▶ **Short problem**:
In the listing below, pick out lines with "this".

▶ **Information shown**:
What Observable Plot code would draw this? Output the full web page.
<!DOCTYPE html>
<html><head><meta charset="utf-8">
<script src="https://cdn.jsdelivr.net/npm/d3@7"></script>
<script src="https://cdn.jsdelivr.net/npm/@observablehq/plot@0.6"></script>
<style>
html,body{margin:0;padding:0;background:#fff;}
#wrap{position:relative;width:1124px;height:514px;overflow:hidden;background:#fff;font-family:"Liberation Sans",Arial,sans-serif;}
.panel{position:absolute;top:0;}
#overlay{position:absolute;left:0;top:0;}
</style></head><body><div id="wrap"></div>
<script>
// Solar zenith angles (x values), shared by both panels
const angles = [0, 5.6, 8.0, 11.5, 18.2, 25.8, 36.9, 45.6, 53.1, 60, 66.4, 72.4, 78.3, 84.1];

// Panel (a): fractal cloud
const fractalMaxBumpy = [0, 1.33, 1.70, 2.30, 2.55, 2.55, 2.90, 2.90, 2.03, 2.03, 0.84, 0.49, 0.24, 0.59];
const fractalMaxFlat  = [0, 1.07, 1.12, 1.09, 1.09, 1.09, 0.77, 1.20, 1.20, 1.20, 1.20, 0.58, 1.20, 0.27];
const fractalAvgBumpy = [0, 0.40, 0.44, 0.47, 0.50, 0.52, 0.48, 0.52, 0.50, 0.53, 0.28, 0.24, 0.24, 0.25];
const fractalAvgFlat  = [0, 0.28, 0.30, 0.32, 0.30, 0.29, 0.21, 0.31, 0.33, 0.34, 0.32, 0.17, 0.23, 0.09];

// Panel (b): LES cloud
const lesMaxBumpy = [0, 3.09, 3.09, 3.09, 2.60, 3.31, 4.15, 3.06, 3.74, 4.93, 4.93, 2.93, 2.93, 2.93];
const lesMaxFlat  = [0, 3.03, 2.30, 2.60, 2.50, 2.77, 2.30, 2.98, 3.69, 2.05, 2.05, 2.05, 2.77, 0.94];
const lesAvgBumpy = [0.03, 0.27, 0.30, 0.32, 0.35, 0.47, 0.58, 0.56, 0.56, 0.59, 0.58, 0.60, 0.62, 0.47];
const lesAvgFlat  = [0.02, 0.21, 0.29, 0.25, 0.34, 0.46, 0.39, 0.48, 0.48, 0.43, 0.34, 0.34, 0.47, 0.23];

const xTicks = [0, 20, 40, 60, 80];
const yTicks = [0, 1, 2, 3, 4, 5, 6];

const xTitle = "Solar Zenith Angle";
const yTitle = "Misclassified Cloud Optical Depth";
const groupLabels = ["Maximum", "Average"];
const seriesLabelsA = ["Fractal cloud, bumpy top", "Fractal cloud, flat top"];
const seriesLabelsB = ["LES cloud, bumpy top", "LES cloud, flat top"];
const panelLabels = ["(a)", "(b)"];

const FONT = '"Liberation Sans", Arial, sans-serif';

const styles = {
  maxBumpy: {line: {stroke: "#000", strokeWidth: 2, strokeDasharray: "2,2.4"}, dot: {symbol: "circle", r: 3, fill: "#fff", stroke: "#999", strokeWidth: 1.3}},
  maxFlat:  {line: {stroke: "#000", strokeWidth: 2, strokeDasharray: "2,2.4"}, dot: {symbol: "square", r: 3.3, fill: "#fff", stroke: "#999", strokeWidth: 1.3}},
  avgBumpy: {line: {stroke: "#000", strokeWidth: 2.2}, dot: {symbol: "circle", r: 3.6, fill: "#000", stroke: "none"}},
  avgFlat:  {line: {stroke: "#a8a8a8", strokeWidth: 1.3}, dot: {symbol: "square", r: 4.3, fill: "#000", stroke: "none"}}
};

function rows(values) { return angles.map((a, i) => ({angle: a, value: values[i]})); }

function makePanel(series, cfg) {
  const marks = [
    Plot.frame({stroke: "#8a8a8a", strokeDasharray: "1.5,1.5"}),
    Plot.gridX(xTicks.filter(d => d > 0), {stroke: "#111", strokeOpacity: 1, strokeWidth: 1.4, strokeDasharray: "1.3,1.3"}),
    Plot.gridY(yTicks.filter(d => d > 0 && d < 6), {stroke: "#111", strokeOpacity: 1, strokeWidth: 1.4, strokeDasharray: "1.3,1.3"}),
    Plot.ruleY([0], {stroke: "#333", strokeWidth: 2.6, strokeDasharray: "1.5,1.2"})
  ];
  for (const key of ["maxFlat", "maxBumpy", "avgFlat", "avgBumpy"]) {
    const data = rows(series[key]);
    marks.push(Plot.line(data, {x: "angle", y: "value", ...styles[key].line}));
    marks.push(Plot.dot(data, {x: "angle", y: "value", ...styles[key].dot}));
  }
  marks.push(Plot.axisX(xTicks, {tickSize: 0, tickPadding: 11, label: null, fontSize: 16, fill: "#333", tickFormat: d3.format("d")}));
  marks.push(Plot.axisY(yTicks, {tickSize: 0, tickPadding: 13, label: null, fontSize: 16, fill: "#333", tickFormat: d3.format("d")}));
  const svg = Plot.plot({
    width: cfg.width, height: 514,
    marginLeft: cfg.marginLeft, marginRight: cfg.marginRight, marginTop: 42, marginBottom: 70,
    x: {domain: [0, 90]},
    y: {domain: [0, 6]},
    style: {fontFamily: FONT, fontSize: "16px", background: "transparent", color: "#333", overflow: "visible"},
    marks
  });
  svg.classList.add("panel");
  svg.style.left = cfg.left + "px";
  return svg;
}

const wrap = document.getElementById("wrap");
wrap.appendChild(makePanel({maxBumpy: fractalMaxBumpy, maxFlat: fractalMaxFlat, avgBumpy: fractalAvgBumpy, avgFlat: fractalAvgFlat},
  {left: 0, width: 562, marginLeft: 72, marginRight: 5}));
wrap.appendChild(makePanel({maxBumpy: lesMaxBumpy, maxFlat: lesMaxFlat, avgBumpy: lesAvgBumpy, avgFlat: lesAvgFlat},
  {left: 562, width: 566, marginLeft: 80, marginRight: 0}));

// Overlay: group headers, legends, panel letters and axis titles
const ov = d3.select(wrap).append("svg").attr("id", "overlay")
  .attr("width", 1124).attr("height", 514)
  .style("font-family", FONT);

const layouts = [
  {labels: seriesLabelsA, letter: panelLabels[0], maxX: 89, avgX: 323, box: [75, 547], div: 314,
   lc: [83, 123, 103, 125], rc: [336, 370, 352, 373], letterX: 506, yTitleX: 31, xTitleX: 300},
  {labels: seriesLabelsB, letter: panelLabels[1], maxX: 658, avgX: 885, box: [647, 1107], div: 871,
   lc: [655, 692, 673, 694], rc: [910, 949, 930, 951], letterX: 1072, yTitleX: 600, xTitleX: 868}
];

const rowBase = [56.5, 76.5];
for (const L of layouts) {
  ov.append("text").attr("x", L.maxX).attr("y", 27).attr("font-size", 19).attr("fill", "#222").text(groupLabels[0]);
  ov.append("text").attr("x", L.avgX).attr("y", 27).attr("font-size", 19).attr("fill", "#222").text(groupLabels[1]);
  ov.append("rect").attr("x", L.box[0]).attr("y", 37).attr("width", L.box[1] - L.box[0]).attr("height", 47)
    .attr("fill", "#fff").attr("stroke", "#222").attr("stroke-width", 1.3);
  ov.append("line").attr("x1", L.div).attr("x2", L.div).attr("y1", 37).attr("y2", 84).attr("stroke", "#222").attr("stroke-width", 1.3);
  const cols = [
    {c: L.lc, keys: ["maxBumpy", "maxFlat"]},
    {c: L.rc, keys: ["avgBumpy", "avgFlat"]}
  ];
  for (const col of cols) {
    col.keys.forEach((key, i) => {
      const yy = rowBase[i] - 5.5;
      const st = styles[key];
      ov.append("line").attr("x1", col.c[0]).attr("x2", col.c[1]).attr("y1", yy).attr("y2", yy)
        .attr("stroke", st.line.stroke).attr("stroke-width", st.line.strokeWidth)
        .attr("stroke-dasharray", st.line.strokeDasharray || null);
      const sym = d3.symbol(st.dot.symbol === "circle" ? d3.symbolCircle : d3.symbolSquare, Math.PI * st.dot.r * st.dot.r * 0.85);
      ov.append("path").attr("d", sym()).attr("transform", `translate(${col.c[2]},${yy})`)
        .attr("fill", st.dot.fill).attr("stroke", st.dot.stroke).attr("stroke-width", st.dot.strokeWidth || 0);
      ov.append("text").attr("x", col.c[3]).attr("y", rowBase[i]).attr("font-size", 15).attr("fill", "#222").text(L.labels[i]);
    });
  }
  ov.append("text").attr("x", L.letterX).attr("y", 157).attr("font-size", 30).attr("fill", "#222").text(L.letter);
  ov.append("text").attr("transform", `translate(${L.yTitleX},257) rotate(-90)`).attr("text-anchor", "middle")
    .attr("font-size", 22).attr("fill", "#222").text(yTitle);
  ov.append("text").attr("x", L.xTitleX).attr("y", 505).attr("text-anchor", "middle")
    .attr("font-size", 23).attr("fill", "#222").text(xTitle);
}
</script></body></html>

* * *

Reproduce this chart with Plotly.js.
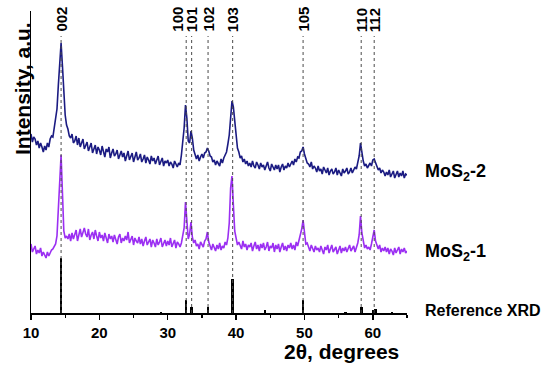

==

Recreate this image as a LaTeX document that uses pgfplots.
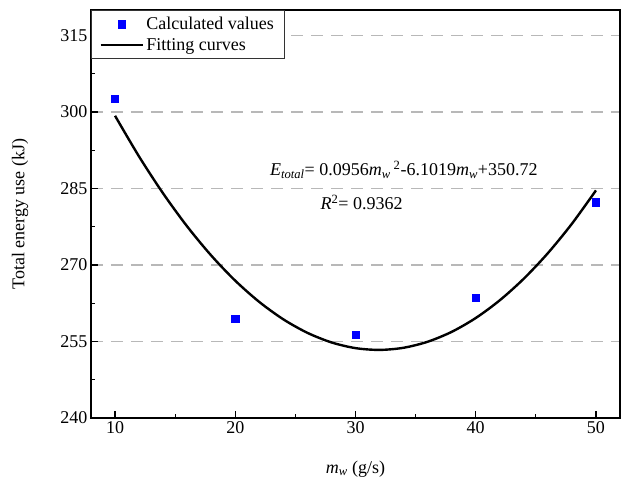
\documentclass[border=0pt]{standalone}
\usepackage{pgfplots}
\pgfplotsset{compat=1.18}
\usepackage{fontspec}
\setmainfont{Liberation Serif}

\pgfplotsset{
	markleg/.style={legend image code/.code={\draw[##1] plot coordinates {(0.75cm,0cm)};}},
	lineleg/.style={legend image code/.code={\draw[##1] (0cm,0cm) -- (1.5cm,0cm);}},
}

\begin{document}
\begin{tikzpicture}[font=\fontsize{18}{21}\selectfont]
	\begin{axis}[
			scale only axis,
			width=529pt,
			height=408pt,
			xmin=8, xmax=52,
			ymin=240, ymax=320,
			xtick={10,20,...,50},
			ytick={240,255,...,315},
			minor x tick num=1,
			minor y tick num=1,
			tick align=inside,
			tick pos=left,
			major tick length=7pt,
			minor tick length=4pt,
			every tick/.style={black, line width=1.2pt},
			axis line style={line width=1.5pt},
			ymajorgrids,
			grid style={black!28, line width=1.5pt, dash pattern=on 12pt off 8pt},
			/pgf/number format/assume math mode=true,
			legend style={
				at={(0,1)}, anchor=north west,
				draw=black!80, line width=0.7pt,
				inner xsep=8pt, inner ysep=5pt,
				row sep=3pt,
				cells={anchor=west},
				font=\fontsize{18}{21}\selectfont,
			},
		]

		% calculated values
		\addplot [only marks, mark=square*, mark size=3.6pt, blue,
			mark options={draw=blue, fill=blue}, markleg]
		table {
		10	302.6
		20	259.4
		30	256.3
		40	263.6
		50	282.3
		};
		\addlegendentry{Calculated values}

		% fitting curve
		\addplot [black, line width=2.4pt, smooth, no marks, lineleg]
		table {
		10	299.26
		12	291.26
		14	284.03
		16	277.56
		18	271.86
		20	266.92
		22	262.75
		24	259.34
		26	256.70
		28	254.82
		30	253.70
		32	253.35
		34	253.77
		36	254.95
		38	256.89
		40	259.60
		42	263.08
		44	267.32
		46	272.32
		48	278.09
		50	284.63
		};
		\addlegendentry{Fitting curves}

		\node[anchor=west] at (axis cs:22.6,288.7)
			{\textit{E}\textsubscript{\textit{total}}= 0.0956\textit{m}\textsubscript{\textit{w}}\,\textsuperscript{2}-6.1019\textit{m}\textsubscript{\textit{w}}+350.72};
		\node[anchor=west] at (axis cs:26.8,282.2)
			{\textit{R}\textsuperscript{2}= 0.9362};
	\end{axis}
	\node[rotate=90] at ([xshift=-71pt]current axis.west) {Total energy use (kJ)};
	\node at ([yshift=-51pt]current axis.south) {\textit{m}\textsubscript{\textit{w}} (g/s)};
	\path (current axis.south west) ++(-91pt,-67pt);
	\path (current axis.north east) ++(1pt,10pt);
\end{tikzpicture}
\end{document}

▶ **Completed task**:
What Observable Plot code would draw this? Output the full web page.
Reproduce this chart with Plotly.js.
Recreate this image as a LaTeX document that uses pgfplots.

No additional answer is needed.